El otro día un maestro comentó en clase que pese a lo llegamos a creer a ratos, todo era posible, incluso amar a una persona. Lo chistoso es que lo dijo con tanto desdén, como si se tratara de lo más maniático e improbable que pudiéramos cometer.

No sé a cuántas personas haya yo amado. Sé que son pocas y que probablemente falten muchas. Es por eso que creo que en terrenos del amor, nadie nunca llega a decidir nada, son las posibilidades de la lógica las que inadvertidamente retan a lo absurdo del sentimiento y que, por obvias razones siempre se impone lo irracional que resulta amar a alguien. Pienso en todo eso y me gusta creer que aquella frase es cierta y que hasta lo más imposible como el amor, sucede, ya que necesitamos de esa locura, y si pudiera controlar algunas cosas pediría que no olvidáramos esos lugares comunes que tuvimos con esas personas, como Laura con sus libros, Sofía con su humo y su cigarro y Ana con sus hermosos ojos de luna.

A veces tengo tantas cosas en la cabeza que no sé qué pensar.
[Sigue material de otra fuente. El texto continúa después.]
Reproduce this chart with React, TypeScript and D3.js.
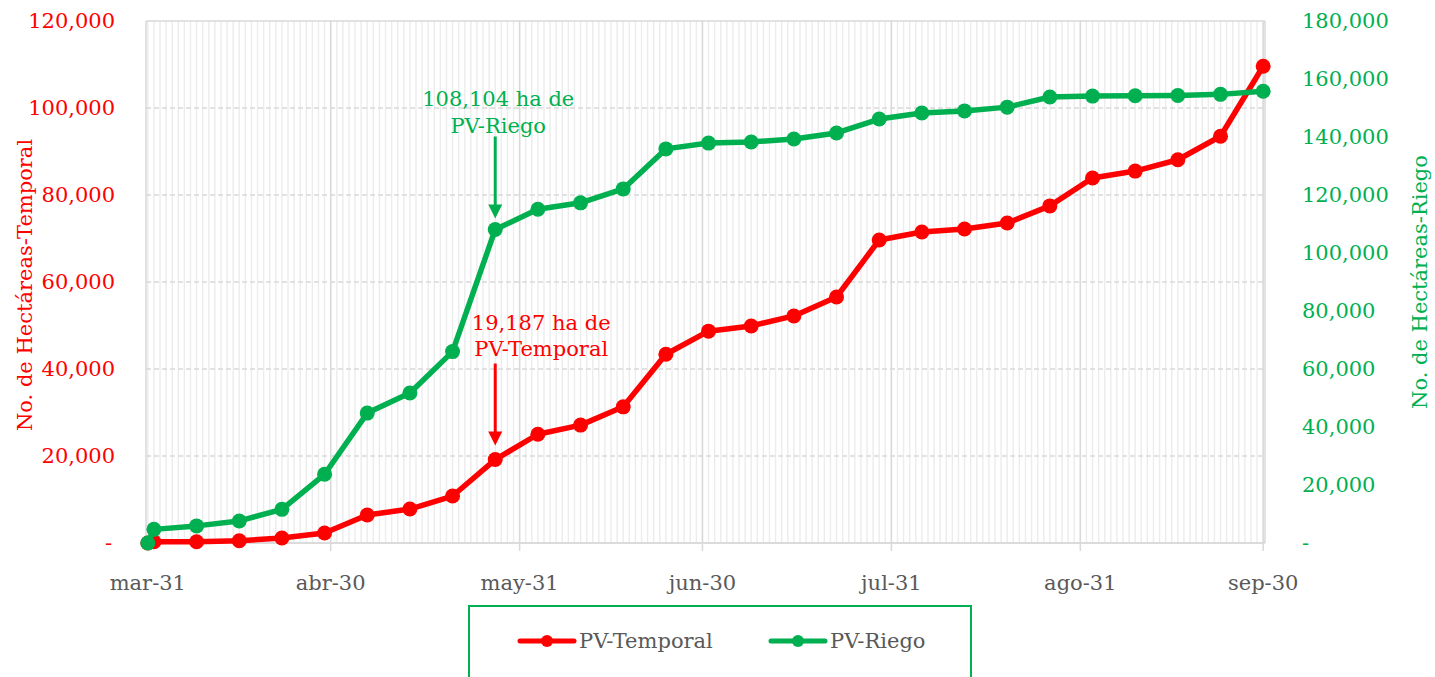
import React from 'react'
import * as d3 from 'd3'

const dates = [
  '2021-03-31', '2021-04-01', '2021-04-08', '2021-04-15', '2021-04-22', '2021-04-29',
  '2021-05-06', '2021-05-13', '2021-05-20', '2021-05-27', '2021-06-03', '2021-06-10',
  '2021-06-17', '2021-06-24', '2021-07-01', '2021-07-08', '2021-07-15', '2021-07-22',
  '2021-07-29', '2021-08-05', '2021-08-12', '2021-08-19', '2021-08-26', '2021-09-02',
  '2021-09-09', '2021-09-16', '2021-09-23', '2021-09-30'
]

const temporal = [
  0, 300, 300, 530, 1150, 2300, 6450, 7800, 10800, 19187, 25000, 27100, 31300, 43400,
  48700, 49900, 52200, 56550, 69650, 71500, 72200, 73550, 77500, 83900, 85500, 88100,
  93500, 109600
]

const riego = [
  0, 4700, 5900, 7600, 11600, 23700, 44800, 51700, 66000, 108104, 115100, 117300, 122100,
  135900, 137900, 138300, 139300, 141400, 146200, 148300, 149000, 150300, 153800, 154100,
  154200, 154300, 154700, 155800
]

const monthTicks = ['2021-03-31', '2021-04-30', '2021-05-31', '2021-06-30', '2021-07-31', '2021-08-31', '2021-09-30']
const monthLabels = ['mar-31', 'abr-30', 'may-31', 'jun-30', 'jul-31', 'ago-31', 'sep-30']
const leftTicks = [0, 20000, 40000, 60000, 80000, 100000, 120000]
const rightTicks = [0, 20000, 40000, 60000, 80000, 100000, 120000, 140000, 160000, 180000]

const RED = '#FF0000'
const GREEN = '#00B050'
const FONT = 'DejaVu Serif'

const parse = d3.timeParse('%Y-%m-%d')
const fmt = d3.format(',')

export default function App() {
  const W = 1435
  const H = 677
  const left = 146
  const right = 1265
  const top = 21
  const bottom = 543

  const dayMs = 86400000
  const x = d3.scaleTime()
    .domain([new Date(parse(dates[0])!.getTime() - 0.3 * dayMs), new Date(parse('2021-09-30')!.getTime() + 0.3 * dayMs)])
    .range([left, right])
  const yL = d3.scaleLinear().domain([0, 120000]).range([bottom, top])
  const yR = d3.scaleLinear().domain([0, 180000]).range([bottom, top])

  const days = d3.timeDay.range(parse('2021-03-31')!, new Date(parse('2021-09-30')!.getTime() + dayMs))

  const tData = dates.map((d, i) => ({ d: parse(d)!, v: temporal[i] }))
  const rData = dates.map((d, i) => ({ d: parse(d)!, v: riego[i] }))

  const lineL = d3.line<{ d: Date; v: number }>().x(p => x(p.d)).y(p => yL(p.v))
  const lineR = d3.line<{ d: Date; v: number }>().x(p => x(p.d)).y(p => yR(p.v))

  const annDate = parse('2021-05-27')!
  const ax = x(annDate)
  const gTip = yR(108104) - 11
  const rTip = yL(19187) - 14

  const arrow = (tip: number, color: string) => (
    <g>
      <line x1={ax} x2={ax} y1={tip - 82} y2={tip - 12} stroke={color} strokeWidth={3} />
      <path d={`M${ax - 7},${tip - 14} L${ax + 7},${tip - 14} L${ax},${tip} Z`} fill={color} />
    </g>
  )

  return (
    <svg width={W} height={H} style={{ position: 'absolute', left: 0, top: 0, background: '#fff' }} fontFamily={FONT}>
      {/* daily gridlines */}
      {days.map((d, i) => (
        <line key={'d' + i} x1={x(d)} x2={x(d)} y1={top} y2={bottom} stroke="#ececec" strokeWidth={1.4} />
      ))}
      {/* horizontal gridlines */}
      {leftTicks.map(t => (
        <line key={'h' + t} x1={left} x2={right} y1={yL(t)} y2={yL(t)} stroke="#d9d9d9" strokeWidth={1.5}
          strokeDasharray={t === 120000 || t === 0 ? undefined : '5,3'} />
      ))}
      {/* month gridlines */}
      {monthTicks.slice(1).map(m => (
        <line key={'m' + m} x1={x(parse(m)!)} x2={x(parse(m)!)} y1={top} y2={bottom + 8} stroke="#d9d9d9" strokeWidth={1.5} />
      ))}
      <line x1={left} x2={left} y1={top} y2={bottom} stroke="#d9d9d9" strokeWidth={1.5} />
      <line x1={right} x2={right} y1={top} y2={bottom} stroke="#d9d9d9" strokeWidth={1.5} />
      <line x1={left} x2={right} y1={bottom} y2={bottom} stroke="#d9d9d9" strokeWidth={1.5} />

      {/* x labels */}
      {monthTicks.map((m, i) => (
        <text key={'xl' + m} x={x(parse(m)!)} y={590} textAnchor="middle" fontSize={21} fill="#595959">{monthLabels[i]}</text>
      ))}
      {/* left ticks */}
      {leftTicks.map(t => (
        <text key={'lt' + t} x={t === 0 ? 112 : 115} y={yL(t) + 7} textAnchor="end" fontSize={21} fill={RED}>
          {t === 0 ? '-' : fmt(t)}
        </text>
      ))}
      {/* right ticks */}
      {rightTicks.map(t => (
        <text key={'rt' + t} x={1302} y={yR(t) + 7} textAnchor="start" fontSize={21} fill={GREEN}>
          {t === 0 ? '-' : fmt(t)}
        </text>
      ))}
      <text transform={`translate(32,${(top + bottom) / 2 + 3}) rotate(-90)`} textAnchor="middle" fontSize={21} fill={RED}>
        No. de Hectáreas-Temporal
      </text>
      <text transform={`translate(1427,${(top + bottom) / 2}) rotate(-90)`} textAnchor="middle" fontSize={21} fill={GREEN}>
        No. de Hectáreas-Riego
      </text>

      {/* series */}
      <path d={lineL(tData)!} fill="none" stroke={RED} strokeWidth={5.5} strokeLinejoin="round" />
      {tData.map((p, i) => (
        <circle key={'tc' + i} cx={x(p.d)} cy={yL(p.v)} r={7.5} fill={RED} />
      ))}
      <path d={lineR(rData)!} fill="none" stroke={GREEN} strokeWidth={5.5} strokeLinejoin="round" />
      {rData.map((p, i) => (
        <circle key={'rc' + i} cx={x(p.d)} cy={yR(p.v)} r={7.5} fill={GREEN} />
      ))}

      {/* annotations */}
      <text x={ax + 3} y={106} textAnchor="middle" fontSize={21} fill={GREEN}>
        <tspan x={ax + 3} dy={0}>108,104 ha de</tspan>
        <tspan x={ax + 3} dy={27}>PV-Riego</tspan>
      </text>
      {arrow(gTip, GREEN)}
      <text x={ax + 46} y={330} textAnchor="middle" fontSize={21} fill={RED}>
        <tspan x={ax + 46} dy={0}>19,187 ha de</tspan>
        <tspan x={ax + 46} dy={26}>PV-Temporal</tspan>
      </text>
      {arrow(rTip, RED)}

      {/* legend */}
      <rect x={469} y={606} width={502} height={90} fill="#fff" stroke={GREEN} strokeWidth={2} />
      <line x1={520} x2={574} y1={641} y2={641} stroke={RED} strokeWidth={5} strokeLinecap="round" />
      <circle cx={547} cy={641} r={6} fill={RED} />
      <text x={579} y={648} fontSize={21} fill="#595959">PV-Temporal</text>
      <line x1={771} x2={825} y1={641} y2={641} stroke={GREEN} strokeWidth={5} strokeLinecap="round" />
      <circle cx={798} cy={641} r={6} fill={GREEN} />
      <text x={830} y={648} fontSize={21} fill="#595959">PV-Riego</text>
    </svg>
  )
}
De alguna manera sigo firme en dejar ir esas historias previas, poco a poco, tratar de no aferrarme a ellas por vías como la amistad o la cordialidad. Simplemente dejarlas ir. Pero luego me llega esta incontenible necedad y me vienen historias y momentos de Laura, Sofía o Ana y entonces pienso y me convenzo de que todas esas personas que estuvieron y se fueron siguen funcionando en algún nivel muy profundo dentro de nosotros, como la borra del café, esperando algún día ver florecer nuevas cosas.